Task requirements => Could the lines from the start of the data through the line with "from matplotlib import font_manager" be set down exactly, with no pictures among them?

Information shown =>
/---

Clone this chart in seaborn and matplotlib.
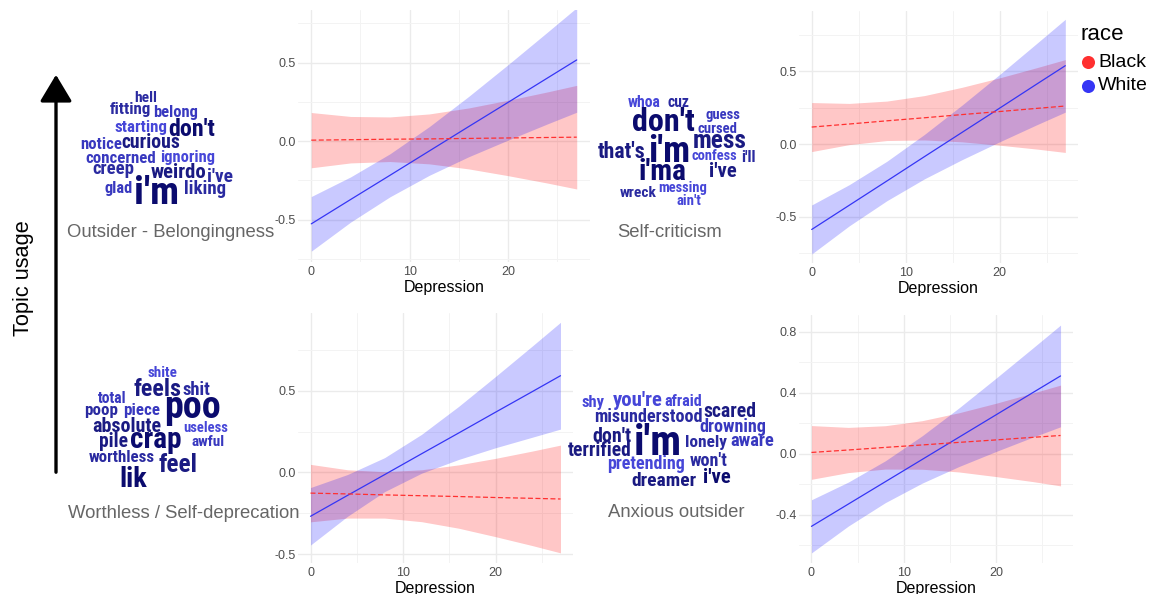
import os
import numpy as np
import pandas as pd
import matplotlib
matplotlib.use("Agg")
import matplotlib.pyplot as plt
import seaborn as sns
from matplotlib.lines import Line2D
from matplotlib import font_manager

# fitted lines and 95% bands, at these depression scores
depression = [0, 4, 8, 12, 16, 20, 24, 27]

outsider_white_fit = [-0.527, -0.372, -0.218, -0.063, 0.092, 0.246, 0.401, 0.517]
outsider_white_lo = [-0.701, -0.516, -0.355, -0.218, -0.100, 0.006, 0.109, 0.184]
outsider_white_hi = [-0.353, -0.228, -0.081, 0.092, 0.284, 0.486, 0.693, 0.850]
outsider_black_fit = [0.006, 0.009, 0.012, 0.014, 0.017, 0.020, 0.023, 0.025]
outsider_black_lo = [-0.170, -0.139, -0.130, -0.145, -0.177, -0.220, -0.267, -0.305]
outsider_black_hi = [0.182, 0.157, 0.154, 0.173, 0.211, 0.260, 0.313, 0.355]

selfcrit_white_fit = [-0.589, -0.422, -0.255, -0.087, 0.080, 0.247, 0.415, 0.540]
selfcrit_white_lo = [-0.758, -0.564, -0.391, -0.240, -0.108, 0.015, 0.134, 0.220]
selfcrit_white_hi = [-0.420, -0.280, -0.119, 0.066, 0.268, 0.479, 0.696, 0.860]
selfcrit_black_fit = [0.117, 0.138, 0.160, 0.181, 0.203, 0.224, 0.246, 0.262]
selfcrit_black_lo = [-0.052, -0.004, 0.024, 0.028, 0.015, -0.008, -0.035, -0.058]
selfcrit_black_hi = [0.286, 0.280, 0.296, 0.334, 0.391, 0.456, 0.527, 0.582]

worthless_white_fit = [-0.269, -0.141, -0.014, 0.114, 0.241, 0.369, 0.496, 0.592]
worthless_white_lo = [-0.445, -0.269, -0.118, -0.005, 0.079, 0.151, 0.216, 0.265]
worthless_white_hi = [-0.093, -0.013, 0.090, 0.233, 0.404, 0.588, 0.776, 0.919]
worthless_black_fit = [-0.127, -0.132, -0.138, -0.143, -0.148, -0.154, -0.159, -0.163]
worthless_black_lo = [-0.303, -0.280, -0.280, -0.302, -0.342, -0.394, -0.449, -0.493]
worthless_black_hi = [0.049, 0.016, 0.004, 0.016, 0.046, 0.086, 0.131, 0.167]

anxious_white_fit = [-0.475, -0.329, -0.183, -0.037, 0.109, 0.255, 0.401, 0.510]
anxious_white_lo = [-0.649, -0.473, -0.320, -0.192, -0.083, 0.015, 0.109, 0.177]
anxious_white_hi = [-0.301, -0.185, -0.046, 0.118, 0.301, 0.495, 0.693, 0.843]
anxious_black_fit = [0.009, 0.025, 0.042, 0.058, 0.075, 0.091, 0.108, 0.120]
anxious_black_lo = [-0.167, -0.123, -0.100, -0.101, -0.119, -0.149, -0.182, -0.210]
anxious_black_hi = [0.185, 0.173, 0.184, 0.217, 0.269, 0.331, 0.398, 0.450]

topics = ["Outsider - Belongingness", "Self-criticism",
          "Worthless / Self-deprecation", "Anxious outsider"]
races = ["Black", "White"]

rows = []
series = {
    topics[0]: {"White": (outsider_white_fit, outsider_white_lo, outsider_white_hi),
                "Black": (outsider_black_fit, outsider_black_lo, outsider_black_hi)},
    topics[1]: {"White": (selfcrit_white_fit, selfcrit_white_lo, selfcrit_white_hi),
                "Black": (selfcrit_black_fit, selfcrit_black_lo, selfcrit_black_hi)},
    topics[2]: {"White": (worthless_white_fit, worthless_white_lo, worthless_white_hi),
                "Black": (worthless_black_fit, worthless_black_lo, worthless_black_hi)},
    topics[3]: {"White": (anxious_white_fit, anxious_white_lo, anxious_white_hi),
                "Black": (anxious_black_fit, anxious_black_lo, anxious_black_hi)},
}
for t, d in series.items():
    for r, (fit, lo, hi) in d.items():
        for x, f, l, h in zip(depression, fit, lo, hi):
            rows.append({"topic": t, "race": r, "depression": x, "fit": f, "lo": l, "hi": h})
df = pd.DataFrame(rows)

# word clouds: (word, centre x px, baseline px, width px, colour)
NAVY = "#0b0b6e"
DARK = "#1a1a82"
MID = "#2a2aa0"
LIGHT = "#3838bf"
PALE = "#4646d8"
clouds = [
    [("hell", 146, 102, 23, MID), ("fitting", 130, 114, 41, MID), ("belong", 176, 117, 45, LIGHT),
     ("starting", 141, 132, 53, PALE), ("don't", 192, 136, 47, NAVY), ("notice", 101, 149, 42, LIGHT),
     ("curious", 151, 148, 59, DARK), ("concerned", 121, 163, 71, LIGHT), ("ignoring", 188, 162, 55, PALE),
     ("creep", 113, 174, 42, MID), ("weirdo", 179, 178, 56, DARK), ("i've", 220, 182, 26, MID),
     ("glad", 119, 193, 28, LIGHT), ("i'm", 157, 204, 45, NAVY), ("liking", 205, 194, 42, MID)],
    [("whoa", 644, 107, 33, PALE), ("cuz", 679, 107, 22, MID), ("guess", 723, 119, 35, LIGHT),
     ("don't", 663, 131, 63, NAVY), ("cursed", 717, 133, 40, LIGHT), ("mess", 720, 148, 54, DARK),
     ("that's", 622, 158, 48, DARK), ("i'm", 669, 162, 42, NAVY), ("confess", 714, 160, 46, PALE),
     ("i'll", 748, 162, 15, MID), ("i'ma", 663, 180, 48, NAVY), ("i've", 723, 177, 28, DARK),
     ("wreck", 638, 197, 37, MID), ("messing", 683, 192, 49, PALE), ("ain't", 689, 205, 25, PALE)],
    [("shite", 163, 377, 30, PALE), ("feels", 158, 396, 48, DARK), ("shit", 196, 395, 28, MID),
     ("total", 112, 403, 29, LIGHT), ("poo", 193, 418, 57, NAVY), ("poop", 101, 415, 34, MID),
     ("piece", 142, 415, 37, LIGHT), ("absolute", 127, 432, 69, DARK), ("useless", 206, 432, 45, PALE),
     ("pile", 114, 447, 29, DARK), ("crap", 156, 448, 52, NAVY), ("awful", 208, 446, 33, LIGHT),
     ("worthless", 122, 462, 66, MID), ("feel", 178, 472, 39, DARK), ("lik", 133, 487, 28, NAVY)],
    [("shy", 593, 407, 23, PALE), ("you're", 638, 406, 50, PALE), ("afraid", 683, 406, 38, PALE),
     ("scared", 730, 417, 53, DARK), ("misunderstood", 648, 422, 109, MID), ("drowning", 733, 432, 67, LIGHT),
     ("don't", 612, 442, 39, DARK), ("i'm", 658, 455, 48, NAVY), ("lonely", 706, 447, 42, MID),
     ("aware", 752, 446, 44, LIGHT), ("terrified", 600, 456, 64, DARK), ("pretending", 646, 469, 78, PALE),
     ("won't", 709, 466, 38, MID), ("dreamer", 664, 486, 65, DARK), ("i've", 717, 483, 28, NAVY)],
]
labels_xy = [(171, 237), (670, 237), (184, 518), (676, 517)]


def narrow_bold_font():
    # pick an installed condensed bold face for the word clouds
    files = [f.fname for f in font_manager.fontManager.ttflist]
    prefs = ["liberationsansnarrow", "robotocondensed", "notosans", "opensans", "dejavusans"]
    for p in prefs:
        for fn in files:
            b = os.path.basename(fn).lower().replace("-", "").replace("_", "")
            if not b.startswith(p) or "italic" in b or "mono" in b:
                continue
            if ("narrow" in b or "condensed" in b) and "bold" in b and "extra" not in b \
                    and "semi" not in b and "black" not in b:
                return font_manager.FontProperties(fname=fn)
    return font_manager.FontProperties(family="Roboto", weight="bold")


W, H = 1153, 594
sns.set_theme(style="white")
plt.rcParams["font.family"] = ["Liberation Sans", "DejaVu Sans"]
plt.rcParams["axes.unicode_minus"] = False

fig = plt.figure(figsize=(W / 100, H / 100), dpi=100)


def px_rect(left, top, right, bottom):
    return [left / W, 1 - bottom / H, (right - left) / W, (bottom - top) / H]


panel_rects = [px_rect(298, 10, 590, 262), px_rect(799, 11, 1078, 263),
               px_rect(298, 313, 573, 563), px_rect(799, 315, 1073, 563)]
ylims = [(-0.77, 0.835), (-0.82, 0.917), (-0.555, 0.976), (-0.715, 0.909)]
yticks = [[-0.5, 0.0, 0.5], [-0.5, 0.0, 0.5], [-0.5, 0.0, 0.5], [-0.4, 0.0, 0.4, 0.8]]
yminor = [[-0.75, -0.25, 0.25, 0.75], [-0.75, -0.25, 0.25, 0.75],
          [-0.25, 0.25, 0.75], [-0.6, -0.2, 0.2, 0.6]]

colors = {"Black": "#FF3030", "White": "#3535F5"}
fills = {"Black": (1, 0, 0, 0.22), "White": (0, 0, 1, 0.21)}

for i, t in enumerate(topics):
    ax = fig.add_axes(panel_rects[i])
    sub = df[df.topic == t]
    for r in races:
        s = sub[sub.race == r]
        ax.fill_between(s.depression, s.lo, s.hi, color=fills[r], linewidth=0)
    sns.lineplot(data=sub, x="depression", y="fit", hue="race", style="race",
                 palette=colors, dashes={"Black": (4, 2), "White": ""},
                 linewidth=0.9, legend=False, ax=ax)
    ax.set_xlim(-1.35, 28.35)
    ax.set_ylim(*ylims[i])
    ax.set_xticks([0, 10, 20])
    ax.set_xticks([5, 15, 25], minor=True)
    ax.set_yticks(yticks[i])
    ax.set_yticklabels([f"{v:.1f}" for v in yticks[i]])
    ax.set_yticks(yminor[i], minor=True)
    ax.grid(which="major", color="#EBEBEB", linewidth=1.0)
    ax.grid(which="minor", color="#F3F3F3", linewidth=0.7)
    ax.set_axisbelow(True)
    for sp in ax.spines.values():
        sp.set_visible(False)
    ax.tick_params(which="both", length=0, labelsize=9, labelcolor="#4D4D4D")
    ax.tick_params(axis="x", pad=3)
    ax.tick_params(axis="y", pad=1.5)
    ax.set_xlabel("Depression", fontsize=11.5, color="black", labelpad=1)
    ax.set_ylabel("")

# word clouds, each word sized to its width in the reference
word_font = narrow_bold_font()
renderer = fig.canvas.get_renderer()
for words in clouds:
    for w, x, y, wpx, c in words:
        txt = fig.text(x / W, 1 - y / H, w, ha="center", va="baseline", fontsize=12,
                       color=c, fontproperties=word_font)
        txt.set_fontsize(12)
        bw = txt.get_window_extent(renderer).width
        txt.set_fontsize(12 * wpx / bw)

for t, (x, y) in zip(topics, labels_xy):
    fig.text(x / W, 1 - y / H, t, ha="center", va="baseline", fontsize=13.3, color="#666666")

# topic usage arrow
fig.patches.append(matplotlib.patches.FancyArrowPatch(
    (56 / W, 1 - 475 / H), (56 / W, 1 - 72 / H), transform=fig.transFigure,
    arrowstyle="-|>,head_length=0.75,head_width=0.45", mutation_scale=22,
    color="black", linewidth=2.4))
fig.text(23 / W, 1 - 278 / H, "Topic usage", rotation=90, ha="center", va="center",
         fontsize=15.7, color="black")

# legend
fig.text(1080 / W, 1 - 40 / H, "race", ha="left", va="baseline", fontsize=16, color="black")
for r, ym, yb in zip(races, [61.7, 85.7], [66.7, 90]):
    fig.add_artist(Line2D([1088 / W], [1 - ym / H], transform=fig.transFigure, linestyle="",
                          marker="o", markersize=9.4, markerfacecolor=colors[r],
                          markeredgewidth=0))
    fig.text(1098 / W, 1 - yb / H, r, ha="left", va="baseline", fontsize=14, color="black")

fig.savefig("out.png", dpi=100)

\---

Solution for this exercise =>
Clone this chart in seaborn and matplotlib.
import os
import numpy as np
import pandas as pd
import matplotlib
matplotlib.use("Agg")
import matplotlib.pyplot as plt
import seaborn as sns
from matplotlib.lines import Line2D
from matplotlib import font_manager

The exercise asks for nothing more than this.